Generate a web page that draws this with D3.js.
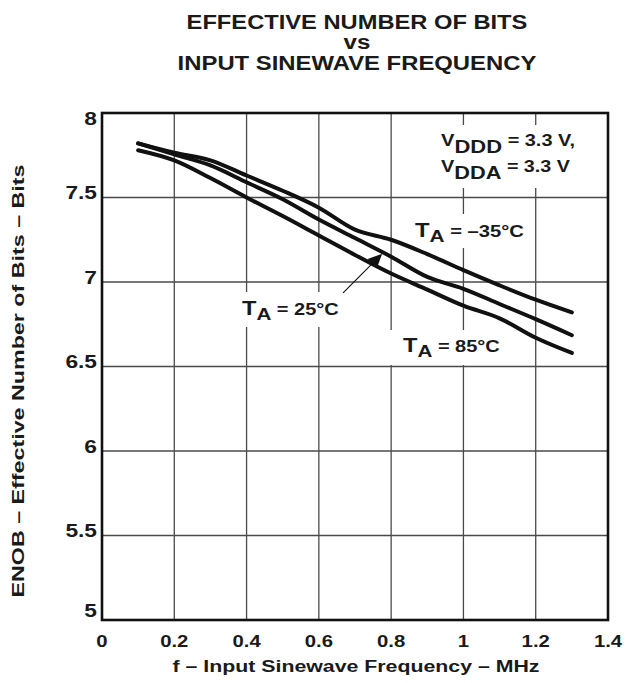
<!DOCTYPE html>
<html>
<head>
<meta charset="utf-8">
<script src="https://cdn.jsdelivr.net/npm/d3@7"></script>
<style>
  html, body { margin: 0; padding: 0; background: #fff; }
  svg text { font-family: "Liberation Sans", Arial, Helvetica, sans-serif; font-weight: bold; fill: #1a1a1a; }
</style>
</head>
<body>
<svg id="chart" width="626" height="683"></svg>
<script>
// ---------------- data ----------------
const freqMHz   = [0.1, 0.2, 0.3, 0.4, 0.5, 0.6, 0.7, 0.8, 0.9, 1.0, 1.1, 1.2, 1.3];
const enobM35   = [7.82, 7.765, 7.72, 7.63, 7.54, 7.44, 7.31, 7.25, 7.165, 7.07, 6.98, 6.895, 6.82];
const enob25    = [7.82, 7.755, 7.69, 7.59, 7.49, 7.37, 7.26, 7.15, 7.03, 6.96, 6.87, 6.78, 6.685];
const enob85    = [7.78, 7.72, 7.615, 7.50, 7.39, 7.275, 7.16, 7.05, 6.955, 6.86, 6.785, 6.67, 6.58];
const xTickVals = [0, 0.2, 0.4, 0.6, 0.8, 1.0, 1.2, 1.4];
const xTickText = ["0", "0.2", "0.4", "0.6", "0.8", "1", "1.2", "1.4"];
const yTickVals = [5, 5.5, 6, 6.5, 7, 7.5, 8];
const yTickText = ["5", "5.5", "6", "6.5", "7", "7.5", "8"];
const titleLines = ["EFFECTIVE NUMBER OF BITS", "vs", "INPUT SINEWAVE FREQUENCY"];
const xTitle = "f \u2013 Input Sinewave Frequency \u2013 MHz";
const yTitle = "ENOB \u2013 Effective Number of Bits \u2013 Bits";

// ---------------- layout ----------------
const W = 626, H = 683;
const plot = { left: 102, right: 608, top: 113, bottom: 620 };
const svg = d3.select("#chart");
const x = d3.scaleLinear().domain([0, 1.4]).range([plot.left, plot.right]);
const y = d3.scaleLinear().domain([5, 8]).range([plot.bottom, plot.top]);

svg.append("rect").attr("width", W).attr("height", H).attr("fill", "#fff");

// stretch helper: scale a text horizontally about ax to reach target width
function stretch(sel, ax, targetW) {
  const bb = sel.node().getBBox();
  const s = targetW / bb.width;
  sel.attr("transform", `translate(${ax},0) scale(${s},1) translate(${-ax},0)`);
}

// ---------------- title ----------------
const titleSpec = [
  { y: 29, w: 341 },
  { y: 49.5, w: 27 },
  { y: 70, w: 359 }
];
titleLines.forEach((t, i) => {
  const el = svg.append("text").attr("x", 357).attr("y", titleSpec[i].y)
    .attr("text-anchor", "middle").attr("font-size", 19.5).text(t);
  stretch(el, 357, titleSpec[i].w);
});

// ---------------- grid ----------------
const grid = svg.append("g").attr("stroke", "#4a4a4a").attr("stroke-width", 1.3);
grid.selectAll("line.v").data(xTickVals.filter(v => v > 0 && v < 1.4)).join("line")
  .attr("x1", d => x(d)).attr("x2", d => x(d)).attr("y1", plot.top).attr("y2", plot.bottom);
grid.selectAll("line.h").data(yTickVals.filter(v => v > 5 && v < 8)).join("line")
  .attr("x1", plot.left).attr("x2", plot.right).attr("y1", d => y(d)).attr("y2", d => y(d));

// white knock-outs behind the annotations
const knock = svg.append("g").attr("fill", "#fff");
[
  [436, 125, 144, 63],
  [410, 214, 119, 34],
  [237, 292, 107, 35],
  [388, 330, 117, 35]
].forEach(r => knock.append("rect").attr("x", r[0]).attr("y", r[1]).attr("width", r[2]).attr("height", r[3]));

// ---------------- curves ----------------
const line = d3.line().x(d => x(d[0])).y(d => y(d[1])).curve(d3.curveCatmullRom.alpha(0.5));
[enobM35, enob25, enob85].forEach(s => {
  svg.append("path").datum(freqMHz.map((f, i) => [f, s[i]]))
    .attr("d", line).attr("fill", "none").attr("stroke", "#111")
    .attr("stroke-width", 4).attr("stroke-linecap", "round").attr("stroke-linejoin", "round");
});

// ---------------- frame ----------------
svg.append("rect").attr("x", plot.left).attr("y", plot.top)
  .attr("width", plot.right - plot.left).attr("height", plot.bottom - plot.top)
  .attr("fill", "none").attr("stroke", "#111").attr("stroke-width", 2.6);

// ---------------- axes (tick labels) ----------------
const xAxis = d3.axisBottom(x).tickValues(xTickVals).tickFormat((d, i) => xTickText[i]).tickSize(0).tickPadding(0);
const gx = svg.append("g").attr("transform", `translate(0,${plot.bottom})`).call(xAxis);
gx.select(".domain").remove();
gx.selectAll(".tick").attr("transform", null);
gx.selectAll("text").attr("font-size", 16.5).attr("fill", "#1a1a1a")
  .attr("font-family", "Liberation Sans, Arial, sans-serif").attr("font-weight", "bold")
  .attr("dy", null).attr("y", 27)
  .each(function (d) { const cx = x(d); d3.select(this).attr("x", cx).attr("transform", `translate(${cx},0) scale(1.23,1) translate(${-cx},0)`); });

const yAxis = d3.axisLeft(y).tickValues(yTickVals).tickFormat((d, i) => yTickText[i]).tickSize(0).tickPadding(0);
const gy = svg.append("g").attr("transform", `translate(${plot.left},0)`).call(yAxis);
gy.select(".domain").remove();
gy.selectAll(".tick").attr("transform", null);
gy.selectAll("text").attr("font-size", 17.5).attr("fill", "#1a1a1a")
  .attr("font-family", "Liberation Sans, Arial, sans-serif").attr("font-weight", "bold")
  .attr("dy", null).attr("x", -5)
  .attr("y", d => Math.min(Math.max(y(d) + 2, plot.top + 12), plot.bottom - 3))
  .attr("transform", `translate(${-5},0) scale(1.3,1) translate(${5},0)`);

// ---------------- axis titles ----------------
svg.append("text").attr("x", 356).attr("y", 672).attr("text-anchor", "middle")
  .attr("font-size", 16.3).attr("textLength", 367).attr("lengthAdjust", "spacingAndGlyphs").text(xTitle);
svg.append("text").attr("transform", "translate(23.5,381) rotate(-90)").attr("text-anchor", "middle")
  .attr("font-size", 16.3).attr("textLength", 433).attr("lengthAdjust", "spacingAndGlyphs").text(yTitle);

// ---------------- annotations ----------------
function subLabel(x0, base, main, sub, rest, sizes, subShift, targetW) {
  const t = svg.append("text").attr("x", x0).attr("y", base);
  t.append("tspan").attr("font-size", sizes[0]).text(main);
  t.append("tspan").attr("font-size", sizes[1]).attr("dy", subShift).text(sub);
  t.append("tspan").attr("font-size", sizes[2]).attr("dy", -subShift).text(rest);
  stretch(t, x0, targetW);
  return t;
}
subLabel(441, 146, "V", "DDD", " = 3.3 V,", [16.5, 18, 16.3], 7, 134);
subLabel(441, 172, "V", "DDA", " = 3.3 V", [16.5, 18, 16.3], 7, 129);
subLabel(415, 237, "T", "A", " = \u201335\u00B0C", [19.5, 17, 16.5], 5, 109);
subLabel(242, 315, "T", "A", " = 25\u00B0C", [19.5, 17, 16.5], 5, 97);
subLabel(403, 352, "T", "A", " = 85\u00B0C", [19.5, 17, 16.5], 5, 97);

// arrow pointing at the 25 °C curve
const arrowTail = [0.667, 6.935], arrowTip = [0.775, 7.167];
const tx = x(arrowTail[0]), ty = y(arrowTail[1]), hx = x(arrowTip[0]), hy = y(arrowTip[1]);
const ang = Math.atan2(hy - ty, hx - tx);
const hl = 14, hw = 6.5;
const bx = hx - hl * Math.cos(ang), by = hy - hl * Math.sin(ang);
svg.append("line").attr("x1", tx).attr("y1", ty).attr("x2", bx).attr("y2", by)
  .attr("stroke", "#111").attr("stroke-width", 1.1);
svg.append("path").attr("fill", "#111").attr("d",
  `M${hx},${hy} L${bx + hw * Math.sin(ang)},${by - hw * Math.cos(ang)} L${bx - hw * Math.sin(ang)},${by + hw * Math.cos(ang)} Z`);
</script>
</body>
</html>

GOAL OF THE EXERCISE
Write out nothing but the lines from the start of the data through the line with "d3.scaleLinear().domain([5, 8]).range([plot.bottom, plot.top]);". Leave out the pictures.

SOLUTION TO THE PROBLEM
Generate a web page that draws this with D3.js.
<!DOCTYPE html>
<html>
<head>
<meta charset="utf-8">
<script src="https://cdn.jsdelivr.net/npm/d3@7"></script>
<style>
  html, body { margin: 0; padding: 0; background: #fff; }
  svg text { font-family: "Liberation Sans", Arial, Helvetica, sans-serif; font-weight: bold; fill: #1a1a1a; }
</style>
</head>
<body>
<svg id="chart" width="626" height="683"></svg>
<script>
// ---------------- data ----------------
const freqMHz   = [0.1, 0.2, 0.3, 0.4, 0.5, 0.6, 0.7, 0.8, 0.9, 1.0, 1.1, 1.2, 1.3];
const enobM35   = [7.82, 7.765, 7.72, 7.63, 7.54, 7.44, 7.31, 7.25, 7.165, 7.07, 6.98, 6.895, 6.82];
const enob25    = [7.82, 7.755, 7.69, 7.59, 7.49, 7.37, 7.26, 7.15, 7.03, 6.96, 6.87, 6.78, 6.685];
const enob85    = [7.78, 7.72, 7.615, 7.50, 7.39, 7.275, 7.16, 7.05, 6.955, 6.86, 6.785, 6.67, 6.58];
const xTickVals = [0, 0.2, 0.4, 0.6, 0.8, 1.0, 1.2, 1.4];
const xTickText = ["0", "0.2", "0.4", "0.6", "0.8", "1", "1.2", "1.4"];
const yTickVals = [5, 5.5, 6, 6.5, 7, 7.5, 8];
const yTickText = ["5", "5.5", "6", "6.5", "7", "7.5", "8"];
const titleLines = ["EFFECTIVE NUMBER OF BITS", "vs", "INPUT SINEWAVE FREQUENCY"];
const xTitle = "f \u2013 Input Sinewave Frequency \u2013 MHz";
const yTitle = "ENOB \u2013 Effective Number of Bits \u2013 Bits";

// ---------------- layout ----------------
const W = 626, H = 683;
const plot = { left: 102, right: 608, top: 113, bottom: 620 };
const svg = d3.select("#chart");
const x = d3.scaleLinear().domain([0, 1.4]).range([plot.left, plot.right]);
const y = d3.scaleLinear().domain([5, 8]).range([plot.bottom, plot.top]);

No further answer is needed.